GOG is based on ARC, which is a brilliantly clear, powerful and very practical functional language. As a result, GOG has all data types and features of Arc: macros, symbols, etc. You could safely say that most heavy lifting for GOG was made by its predecessors, and that GOG is just a continuation of Arc's ideas. Basically, GOG extends Arc with polynotational semantics, adds multivariable nested lamdas, and introduces a lexeme-based algebra for list operations. Furthermore, the initial idea was just to add polynotational semantics to arc as a patch. It worked, but soon appeared other features that were incompatible.

Backward compatibility

Gog is mostly backward compatible with the arc, in sense that traditional arc expressions are recognized as prefix notation, except the following cases:

  • You can not use a procedure or macro object as a data-call argument. It would classify as some unknown notation.
  • Same refers to specifying more than one argument during data call (arc tables support second optional argument).

Execution speed

I did no optimization whatsoever, as I wanted to keep this highly experimental code as straightforward as possible. That said, the overhead is generally insignificant. First attempt to determine notation is made at compile time. That effectively minimizes run-time overhead, especially for prefix notation.

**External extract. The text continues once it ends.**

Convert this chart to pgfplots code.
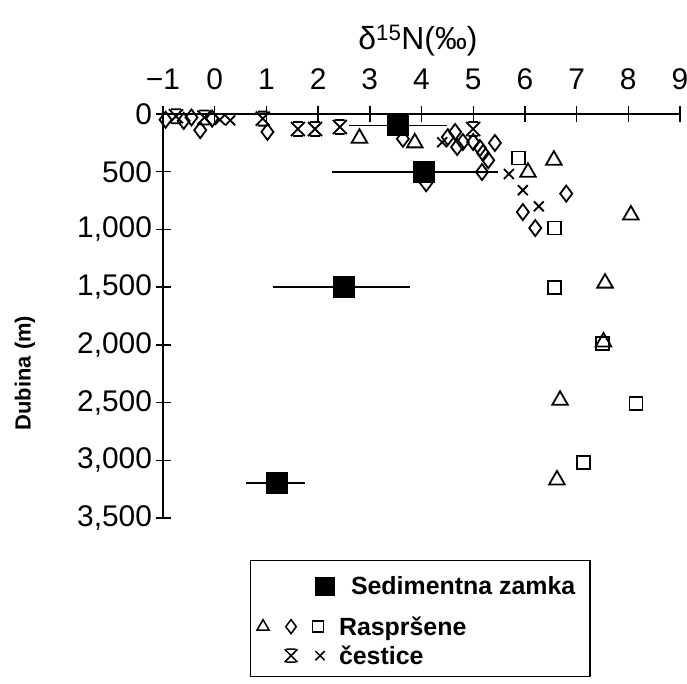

Thus, during arc loading, 10839 of 10318 examined expressions (~95%) recognise as prefix notation at compile time. The rest requires run-time notation discovery, which should result in slight overhead for traditional expressions, and yet somewhat more substantial one for infix and postfix notations. Nevertheless, I was not able to notice any overhead using simple benchmarks. This topic might require further investigation, but, as far as I can see, the execution overhead is low.

Precedence rules

It would be a shame to introduce infix notation to a Lisp without precedence rules. GOG uses same precedence as C language does. New functions get precedence by association. Precedence order may be added or changed dynamically for any primitive at any time. See ac.scm comments for details, including on how to adjust the precedence order of any function.